— START —

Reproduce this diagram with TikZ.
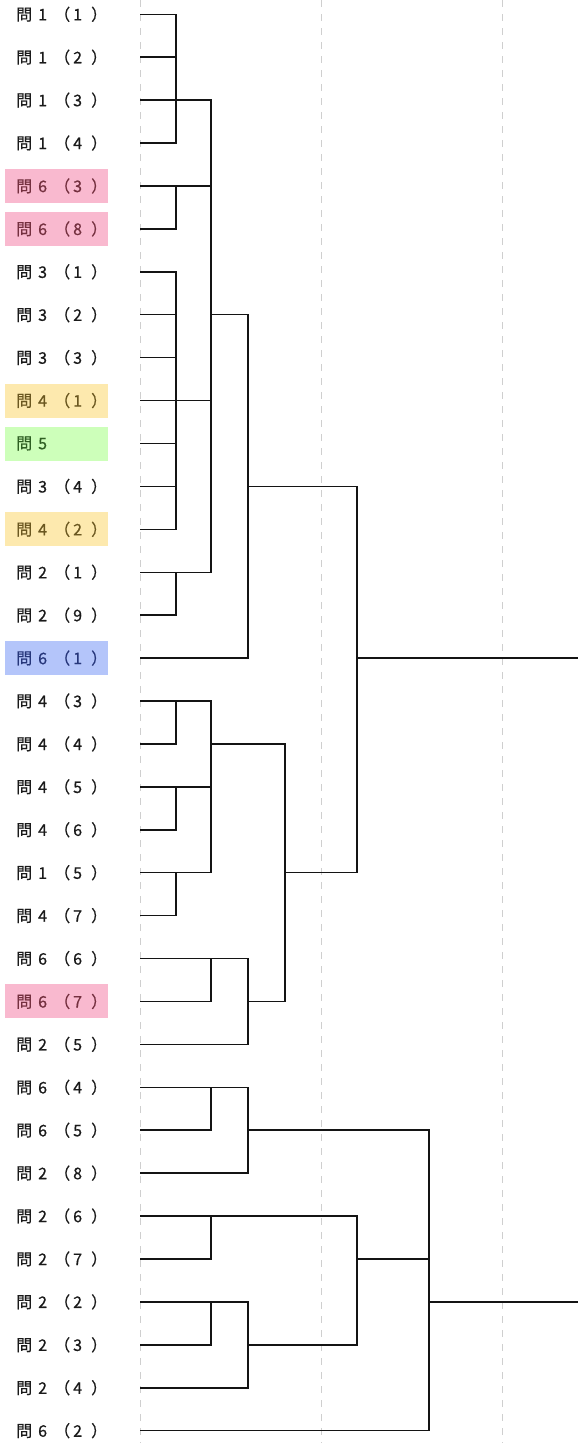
\documentclass[tikz,border=0pt]{standalone}
\usepackage{fontspec}
\setmainfont{Noto Sans CJK JP}[FakeBold=0.7]

\definecolor{labtext}{HTML}{1A1A1A}
\definecolor{pinkbg}{HTML}{F9B9CF}
\definecolor{pinktx}{HTML}{74303F}
\definecolor{yellowbg}{HTML}{FDE9AE}
\definecolor{yellowtx}{HTML}{6A5720}
\definecolor{greenbg}{HTML}{CDFFBA}
\definecolor{greentx}{HTML}{2E5F22}
\definecolor{bluebg}{HTML}{B4C5FA}
\definecolor{bluetx}{HTML}{26367A}
\definecolor{gridgray}{HTML}{CFCFCF}

% label text: 問 + question number + (sub-number) in fixed cells
\newcommand\toilabel[2]{\makebox[103pt][l]{\hspace*{11pt}\makebox[22pt][l]{問}\makebox[16pt][l]{#1}\makebox[19pt][l]{（}\makebox[18pt][l]{#2}）}}
\newcommand\toionly[1]{\makebox[103pt][l]{\hspace*{11pt}\makebox[22pt][l]{問}#1}}

\tikzset{
  lab/.style={anchor=west, inner sep=0pt, minimum width=103pt, minimum height=34pt,
              font=\fontsize{16}{16}\selectfont, text=labtext},
  hlpink/.style={fill=pinkbg, text=pinktx},
  hlyellow/.style={fill=yellowbg, text=yellowtx},
  hlgreen/.style={fill=greenbg, text=greentx},
  hlblue/.style={fill=bluebg, text=bluetx},
  grid line/.style={draw=gridgray, line width=0.9pt, dash pattern=on 7pt off 7pt},
  tree/.style={draw=black!92, line width=1.5pt, line join=miter},
}

\begin{document}
\begin{tikzpicture}[x=1pt, y=-1pt]
\useasboundingbox (0,0) rectangle (578,1443);

% axis guides
\draw[grid line] (140,0) -- (140,1443);
\draw[grid line] (321,0) -- (321,1443);
\draw[grid line] (502,0) -- (502,1443);

% leaf positions
\foreach \i in {0,...,33}
  \coordinate (L\i) at (140,{14.3+42.92*\i});
\coordinate (lx) at (5,0);

% labels
\node[lab]          (T0)  at (lx |- L0)  {\toilabel{1}{1}};
\node[lab]          (T1)  at (lx |- L1)  {\toilabel{1}{2}};
\node[lab]          (T2)  at (lx |- L2)  {\toilabel{1}{3}};
\node[lab]          (T3)  at (lx |- L3)  {\toilabel{1}{4}};
\node[lab,hlpink]   (T4)  at (lx |- L4)  {\toilabel{6}{3}};
\node[lab,hlpink]   (T5)  at (lx |- L5)  {\toilabel{6}{8}};
\node[lab]          (T6)  at (lx |- L6)  {\toilabel{3}{1}};
\node[lab]          (T7)  at (lx |- L7)  {\toilabel{3}{2}};
\node[lab]          (T8)  at (lx |- L8)  {\toilabel{3}{3}};
\node[lab,hlyellow] (T9)  at (lx |- L9)  {\toilabel{4}{1}};
\node[lab,hlgreen]  (T10) at (lx |- L10) {\toionly{5}};
\node[lab]          (T11) at (lx |- L11) {\toilabel{3}{4}};
\node[lab,hlyellow] (T12) at (lx |- L12) {\toilabel{4}{2}};
\node[lab]          (T13) at (lx |- L13) {\toilabel{2}{1}};
\node[lab]          (T14) at (lx |- L14) {\toilabel{2}{9}};
\node[lab,hlblue]   (T15) at (lx |- L15) {\toilabel{6}{1}};
\node[lab]          (T16) at (lx |- L16) {\toilabel{4}{3}};
\node[lab]          (T17) at (lx |- L17) {\toilabel{4}{4}};
\node[lab]          (T18) at (lx |- L18) {\toilabel{4}{5}};
\node[lab]          (T19) at (lx |- L19) {\toilabel{4}{6}};
\node[lab]          (T20) at (lx |- L20) {\toilabel{1}{5}};
\node[lab]          (T21) at (lx |- L21) {\toilabel{4}{7}};
\node[lab]          (T22) at (lx |- L22) {\toilabel{6}{6}};
\node[lab,hlpink]   (T23) at (lx |- L23) {\toilabel{6}{7}};
\node[lab]          (T24) at (lx |- L24) {\toilabel{2}{5}};
\node[lab]          (T25) at (lx |- L25) {\toilabel{6}{4}};
\node[lab]          (T26) at (lx |- L26) {\toilabel{6}{5}};
\node[lab]          (T27) at (lx |- L27) {\toilabel{2}{8}};
\node[lab]          (T28) at (lx |- L28) {\toilabel{2}{6}};
\node[lab]          (T29) at (lx |- L29) {\toilabel{2}{7}};
\node[lab]          (T30) at (lx |- L30) {\toilabel{2}{2}};
\node[lab]          (T31) at (lx |- L31) {\toilabel{2}{3}};
\node[lab]          (T32) at (lx |- L32) {\toilabel{2}{4}};
\node[lab]          (T33) at (lx |- L33) {\toilabel{6}{2}};

% merge heights (x of each bracket's vertical)
\coordinate (va) at (176,0);
\coordinate (vb) at (211,0);
\coordinate (vc) at (248,0);
\coordinate (vd) at (285,0);
\coordinate (ve) at (357,0);
\coordinate (vf) at (429,0);
\coordinate (edge) at (578,0);

% internal nodes of the dendrogram
\coordinate (n1)  at (va |- L2);
\coordinate (n2)  at (va |- L4);
\coordinate (n3)  at (va |- L9);
\coordinate (n4)  at (va |- L13);
\coordinate (n5)  at (vb |- L7);
\coordinate (n6)  at (vc |- L11);
\coordinate (n7)  at (va |- L16);
\coordinate (n8)  at (va |- L18);
\coordinate (n9)  at (va |- L20);
\coordinate (n10) at (vb |- L17);
\coordinate (n11) at (vb |- L22);
\coordinate (n12) at (vc |- L23);
\coordinate (n13) at (vd |- L20);
\coordinate (n14) at (ve |- L15);
\coordinate (n15) at (vb |- L25);
\coordinate (n16) at (vc |- L26);
\coordinate (n17) at (vb |- L28);
\coordinate (n18) at (vb |- L30);
\coordinate (n19) at (vc |- L31);
\coordinate (n20) at (ve |- L29);
\coordinate (n21) at (vf |- L30);
\coordinate (R1)  at (edge |- n14);
\coordinate (R2)  at (edge |- n21);

% branches: each child joins its parent with an elbow
\foreach \c/\p in {L0/n1, L1/n1, L2/n1, L3/n1,
                   L4/n2, L5/n2,
                   L6/n3, L7/n3, L8/n3, L9/n3, L10/n3, L11/n3, L12/n3,
                   L13/n4, L14/n4,
                   n1/n5, n2/n5, n3/n5, n4/n5,
                   n5/n6, L15/n6,
                   L16/n7, L17/n7, L18/n8, L19/n8, L20/n9, L21/n9,
                   n7/n10, n8/n10, n9/n10,
                   L22/n11, L23/n11, n11/n12, L24/n12,
                   n10/n13, n12/n13,
                   n6/n14, n13/n14,
                   L25/n15, L26/n15, n15/n16, L27/n16,
                   L28/n17, L29/n17,
                   L30/n18, L31/n18, n18/n19, L32/n19,
                   n17/n20, n19/n20,
                   n16/n21, n20/n21, L33/n21}
  \draw[tree] (\c) -| (\p);

\draw[tree] (n14) -- (R1);
\draw[tree] (n21) -- (R2);
\end{tikzpicture}
\end{document}
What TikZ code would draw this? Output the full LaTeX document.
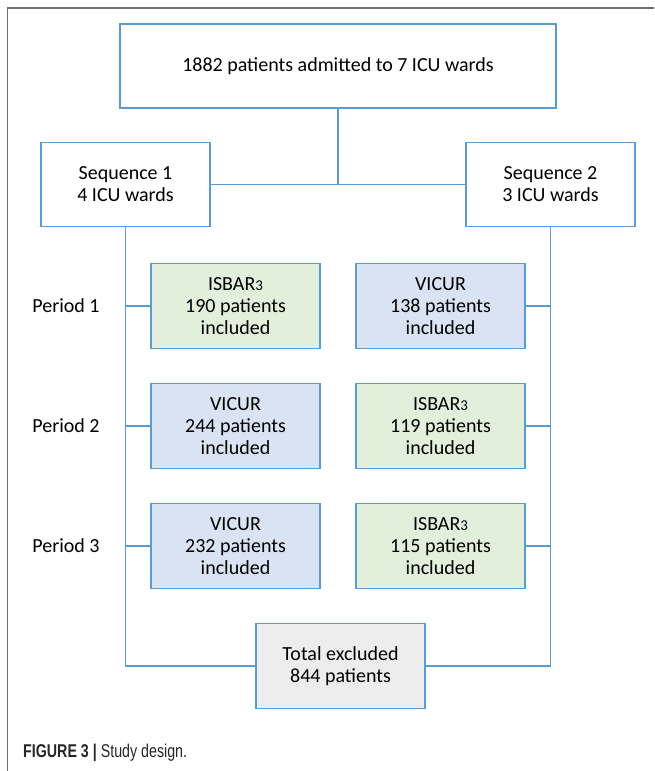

— END —

Problem requirements ▸ Start at the top of the entries and repeat each line exactly, ending at the line that contains "(0,0) rectangle (578,1443);". Pictures are not part of the copy.

Right answer ▸
Reproduce this diagram with TikZ.
\documentclass[tikz,border=0pt]{standalone}
\usepackage{fontspec}
\setmainfont{Noto Sans CJK JP}[FakeBold=0.7]

\definecolor{labtext}{HTML}{1A1A1A}
\definecolor{pinkbg}{HTML}{F9B9CF}
\definecolor{pinktx}{HTML}{74303F}
\definecolor{yellowbg}{HTML}{FDE9AE}
\definecolor{yellowtx}{HTML}{6A5720}
\definecolor{greenbg}{HTML}{CDFFBA}
\definecolor{greentx}{HTML}{2E5F22}
\definecolor{bluebg}{HTML}{B4C5FA}
\definecolor{bluetx}{HTML}{26367A}
\definecolor{gridgray}{HTML}{CFCFCF}

% label text: 問 + question number + (sub-number) in fixed cells
\newcommand\toilabel[2]{\makebox[103pt][l]{\hspace*{11pt}\makebox[22pt][l]{問}\makebox[16pt][l]{#1}\makebox[19pt][l]{（}\makebox[18pt][l]{#2}）}}
\newcommand\toionly[1]{\makebox[103pt][l]{\hspace*{11pt}\makebox[22pt][l]{問}#1}}

\tikzset{
  lab/.style={anchor=west, inner sep=0pt, minimum width=103pt, minimum height=34pt,
              font=\fontsize{16}{16}\selectfont, text=labtext},
  hlpink/.style={fill=pinkbg, text=pinktx},
  hlyellow/.style={fill=yellowbg, text=yellowtx},
  hlgreen/.style={fill=greenbg, text=greentx},
  hlblue/.style={fill=bluebg, text=bluetx},
  grid line/.style={draw=gridgray, line width=0.9pt, dash pattern=on 7pt off 7pt},
  tree/.style={draw=black!92, line width=1.5pt, line join=miter},
}

\begin{document}
\begin{tikzpicture}[x=1pt, y=-1pt]
\useasboundingbox (0,0) rectangle (578,1443);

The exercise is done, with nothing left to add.